**Challenge:** Retype all material exactly. Pictures stay out of the copy.
==================================================
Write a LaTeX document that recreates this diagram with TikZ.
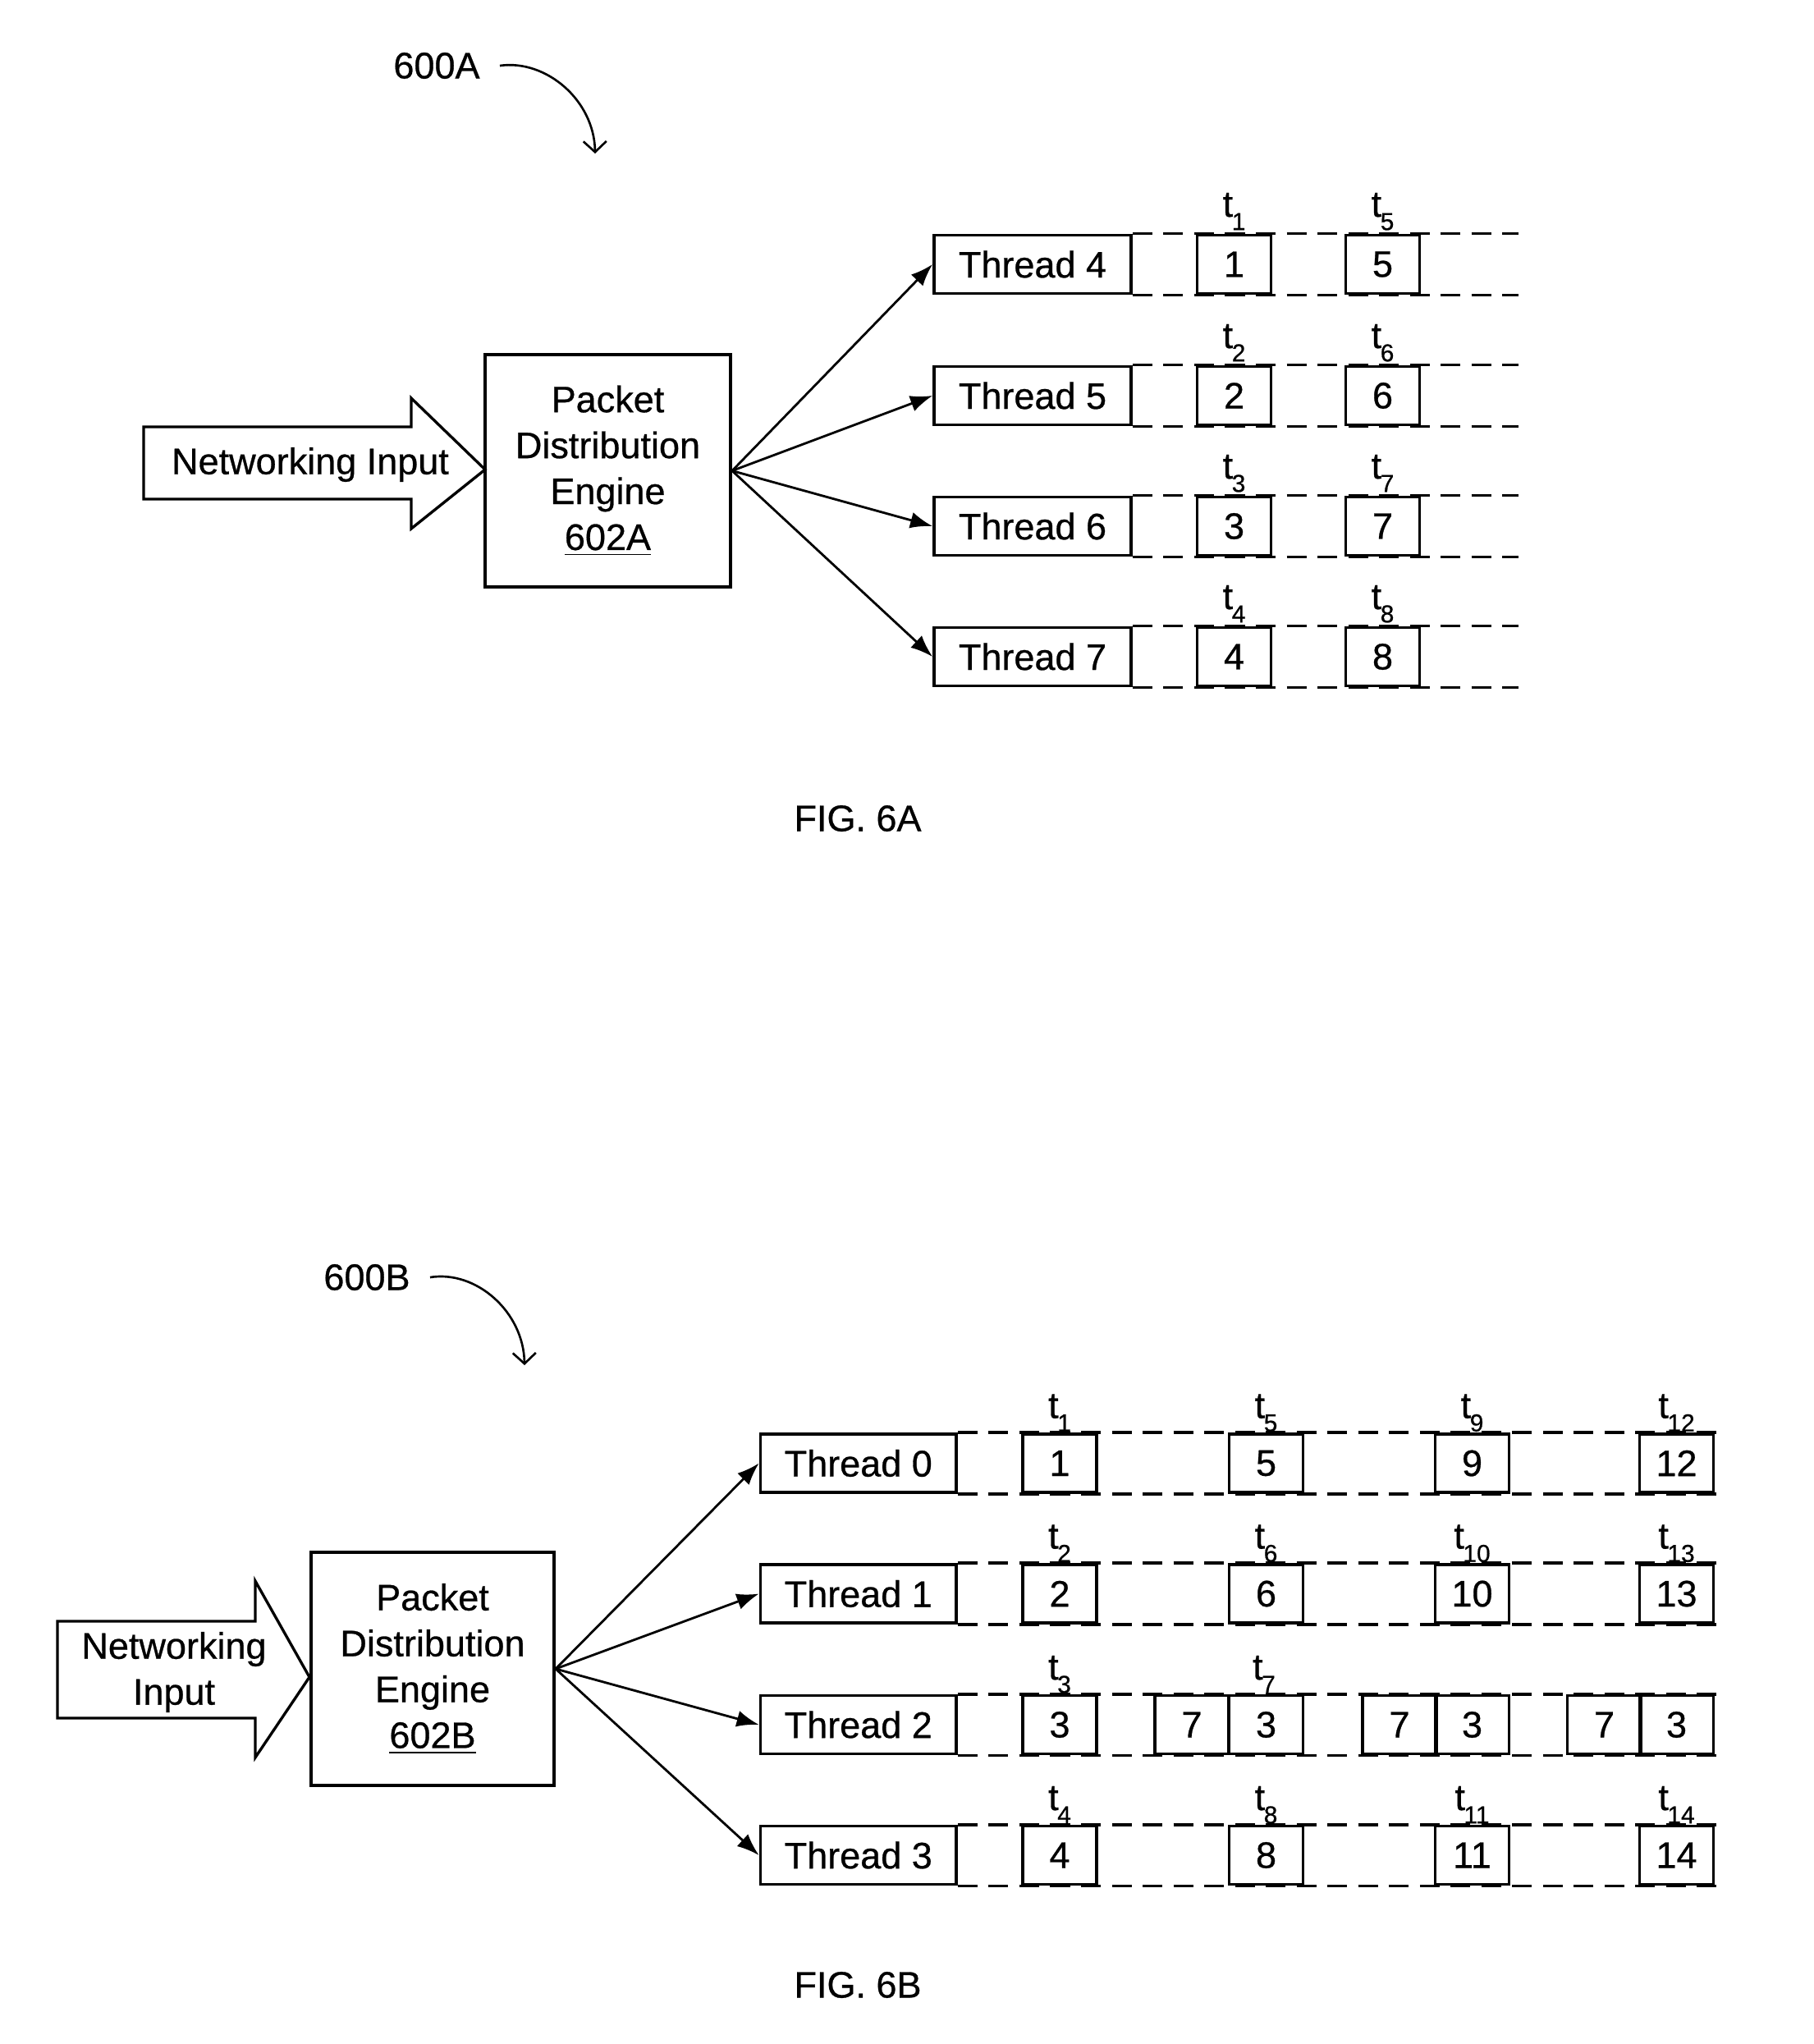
\documentclass[tikz,border=0pt]{standalone}
\usepackage{fontspec}
\setmainfont{Liberation Sans}[FakeBold=0.6]
\usetikzlibrary{arrows.meta}
\newcommand{\tsub}[1]{\kern-0.4pt\raisebox{-0.36em}{\fontsize{8.5}{8.5}\selectfont #1}}
\begin{document}
\begin{tikzpicture}[x=0.01cm,y=-0.01cm,
  every node/.style={font=\fontsize{12.8}{15.9}\selectfont},
  boxline/.style={draw, line width=1.05pt},
  thr/.style={boxline, inner sep=0pt, minimum height=0.71cm},
  num/.style={boxline, inner sep=0pt, minimum height=0.71cm, minimum width=0.9cm},
  pde/.style={boxline, inner sep=0pt, align=center},
  lane/.style={line width=1.05pt, dash pattern=on 0.24cm off 0.135cm},
  fan/.style={line width=0.8pt, -{Latex[length=0.27cm,width=0.2cm]}},
  refarrow/.style={line width=0.75pt, -{Straight Barb[length=0.13cm,width=0.28cm]}},
  tlab/.style={anchor=base, inner sep=0pt},
  bigarrow/.style={line width=0.95pt, line join=miter}]
\useasboundingbox (0,0) rectangle (2210,2490);

% ================= FIG. 6A =================
\node (labA) at (532,80) {600A};
\coordinate (curA) at (725,187);
\draw[refarrow] ([xshift=0.12cm]labA.east) .. controls (665,72) and (724,122) .. (curA);

\draw[bigarrow] (175,520) -- (501,520) -- (501,485) -- (591,572) -- (501,644) -- (501,608) -- (175,608) -- cycle;
\node (netA) at (378,566) {Networking Input};

\node[pde, minimum width=2.99cm, minimum height=2.83cm] (pdeA) at (740.5,573.5)
  {Packet\\Distribution\\Engine\\\underline{602A}};

\coordinate (endA) at (1850,0);
\foreach \n/\y/\p/\q in {4/322/1/5, 5/482/2/6, 6/641/3/7, 7/800/4/8} {
  \node[thr, minimum width=2.40cm] (tA\n) at (1258,\y) {Thread \n};
  \draw[lane] (tA\n.north east) -- (tA\n.north east -| endA);
  \draw[lane] (tA\n.south east) -- (tA\n.south east -| endA);
  \node[num] (pA\p) at (1503.5,\y) {\p};
  \node[num] (pA\q) at (1684.5,\y) {\q};
  \node[tlab] (tlA\p) at (1503.5,\y-58) {t\tsub{\p}};
  \node[tlab] (tlA\q) at (1684.5,\y-58) {t\tsub{\q}};
  \draw[fan] (pdeA.east) -- (tA\n.west);
}

\node (figA) at (1045,997) {FIG. 6A};

% ================= FIG. 6B =================
\node (labB) at (447,1556) {600B};
\coordinate (curB) at (639,1663);
\draw[refarrow] ([xshift=0.12cm]labB.east) .. controls (580,1547) and (638,1598) .. (curB);

\draw[bigarrow] (70,1975) -- (311,1975) -- (311,1926) -- (377,2043) -- (311,2141) -- (311,2093) -- (70,2093) -- cycle;
\node[align=center] (netB) at (212,2037) {Networking\\Input};

\node[pde, minimum width=2.96cm, minimum height=2.84cm] (pdeB) at (527,2033)
  {Packet\\Distribution\\Engine\\\underline{602B}};

\coordinate (endB) at (2102,0);
\foreach \n/\y in {0/1782.5, 1/1941.5, 2/2101, 3/2260} {
  \node[thr, minimum width=2.385cm] (tB\n) at (1045.75,\y) {Thread \n};
  \draw[lane] (tB\n.north east) -- (tB\n.north east -| endB);
  \draw[lane] (tB\n.south east) -- (tB\n.south east -| endB);
  \draw[fan] (pdeB.east) -- (tB\n.west);
}

% rows 0, 1, 3
\foreach \r/\y/\a/\b/\c/\d in {0/1782.5/1/5/9/12, 1/1941.5/2/6/10/13, 3/2260/4/8/11/14} {
  \node[num] (pB\a) at (1291,\y) {\a};
  \node[num] (pB\b) at (1542.5,\y) {\b};
  \node[num] (pB\c) at (1793.5,\y) {\c};
  \node[num] (pB\d) at (2042.5,\y) {\d};
  \node[tlab] (tlB\a) at (1291,\y-55) {t\tsub{\a}};
  \node[tlab] (tlB\b) at (1542.5,\y-55) {t\tsub{\b}};
  \node[tlab] (tlB\c) at (1793.5,\y-55) {t\tsub{\c}};
  \node[tlab] (tlB\d) at (2042.5,\y-55) {t\tsub{\d}};
}

% row 2 (Thread 2)
\node[num] (pB3) at (1291,2101) {3};
\node[tlab] (tlB3) at (1291,2046) {t\tsub{3}};
\foreach \k/\xs/\xt in {1/1452/1542.5, 2/1705/1793.5, 3/1954.5/2042.5} {
  \node[num] (sB\k) at (\xs,2101) {7};
  \node[num] (rB\k) at (\xt,2101) {3};
}
\node[tlab] (tlB7) at (1540,2046) {t\tsub{7}};

\node (figB) at (1045,2418) {FIG. 6B};
\end{tikzpicture}
\end{document}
==================================================
**Written response:**
Write a LaTeX document that recreates this diagram with TikZ.
\documentclass[tikz,border=0pt]{standalone}
\usepackage{fontspec}
\setmainfont{Liberation Sans}[FakeBold=0.6]
\usetikzlibrary{arrows.meta}
\newcommand{\tsub}[1]{\kern-0.4pt\raisebox{-0.36em}{\fontsize{8.5}{8.5}\selectfont #1}}
\begin{document}
\begin{tikzpicture}[x=0.01cm,y=-0.01cm,
  every node/.style={font=\fontsize{12.8}{15.9}\selectfont},
  boxline/.style={draw, line width=1.05pt},
  thr/.style={boxline, inner sep=0pt, minimum height=0.71cm},
  num/.style={boxline, inner sep=0pt, minimum height=0.71cm, minimum width=0.9cm},
  pde/.style={boxline, inner sep=0pt, align=center},
  lane/.style={line width=1.05pt, dash pattern=on 0.24cm off 0.135cm},
  fan/.style={line width=0.8pt, -{Latex[length=0.27cm,width=0.2cm]}},
  refarrow/.style={line width=0.75pt, -{Straight Barb[length=0.13cm,width=0.28cm]}},
  tlab/.style={anchor=base, inner sep=0pt},
  bigarrow/.style={line width=0.95pt, line join=miter}]
\useasboundingbox (0,0) rectangle (2210,2490);

% ================= FIG. 6A =================
\node (labA) at (532,80) {600A};
\coordinate (curA) at (725,187);
\draw[refarrow] ([xshift=0.12cm]labA.east) .. controls (665,72) and (724,122) .. (curA);

\draw[bigarrow] (175,520) -- (501,520) -- (501,485) -- (591,572) -- (501,644) -- (501,608) -- (175,608) -- cycle;
\node (netA) at (378,566) {Networking Input};

\node[pde, minimum width=2.99cm, minimum height=2.83cm] (pdeA) at (740.5,573.5)
  {Packet\\Distribution\\Engine\\\underline{602A}};

\coordinate (endA) at (1850,0);
\foreach \n/\y/\p/\q in {4/322/1/5, 5/482/2/6, 6/641/3/7, 7/800/4/8} {
  \node[thr, minimum width=2.40cm] (tA\n) at (1258,\y) {Thread \n};
  \draw[lane] (tA\n.north east) -- (tA\n.north east -| endA);
  \draw[lane] (tA\n.south east) -- (tA\n.south east -| endA);
  \node[num] (pA\p) at (1503.5,\y) {\p};
  \node[num] (pA\q) at (1684.5,\y) {\q};
  \node[tlab] (tlA\p) at (1503.5,\y-58) {t\tsub{\p}};
  \node[tlab] (tlA\q) at (1684.5,\y-58) {t\tsub{\q}};
  \draw[fan] (pdeA.east) -- (tA\n.west);
}

\node (figA) at (1045,997) {FIG. 6A};

% ================= FIG. 6B =================
\node (labB) at (447,1556) {600B};
\coordinate (curB) at (639,1663);
\draw[refarrow] ([xshift=0.12cm]labB.east) .. controls (580,1547) and (638,1598) .. (curB);

\draw[bigarrow] (70,1975) -- (311,1975) -- (311,1926) -- (377,2043) -- (311,2141) -- (311,2093) -- (70,2093) -- cycle;
\node[align=center] (netB) at (212,2037) {Networking\\Input};

\node[pde, minimum width=2.96cm, minimum height=2.84cm] (pdeB) at (527,2033)
  {Packet\\Distribution\\Engine\\\underline{602B}};

\coordinate (endB) at (2102,0);
\foreach \n/\y in {0/1782.5, 1/1941.5, 2/2101, 3/2260} {
  \node[thr, minimum width=2.385cm] (tB\n) at (1045.75,\y) {Thread \n};
  \draw[lane] (tB\n.north east) -- (tB\n.north east -| endB);
  \draw[lane] (tB\n.south east) -- (tB\n.south east -| endB);
  \draw[fan] (pdeB.east) -- (tB\n.west);
}

% rows 0, 1, 3
\foreach \r/\y/\a/\b/\c/\d in {0/1782.5/1/5/9/12, 1/1941.5/2/6/10/13, 3/2260/4/8/11/14} {
  \node[num] (pB\a) at (1291,\y) {\a};
  \node[num] (pB\b) at (1542.5,\y) {\b};
  \node[num] (pB\c) at (1793.5,\y) {\c};
  \node[num] (pB\d) at (2042.5,\y) {\d};
  \node[tlab] (tlB\a) at (1291,\y-55) {t\tsub{\a}};
  \node[tlab] (tlB\b) at (1542.5,\y-55) {t\tsub{\b}};
  \node[tlab] (tlB\c) at (1793.5,\y-55) {t\tsub{\c}};
  \node[tlab] (tlB\d) at (2042.5,\y-55) {t\tsub{\d}};
}

% row 2 (Thread 2)
\node[num] (pB3) at (1291,2101) {3};
\node[tlab] (tlB3) at (1291,2046) {t\tsub{3}};
\foreach \k/\xs/\xt in {1/1452/1542.5, 2/1705/1793.5, 3/1954.5/2042.5} {
  \node[num] (sB\k) at (\xs,2101) {7};
  \node[num] (rB\k) at (\xt,2101) {3};
}
\node[tlab] (tlB7) at (1540,2046) {t\tsub{7}};

\node (figB) at (1045,2418) {FIG. 6B};
\end{tikzpicture}
\end{document}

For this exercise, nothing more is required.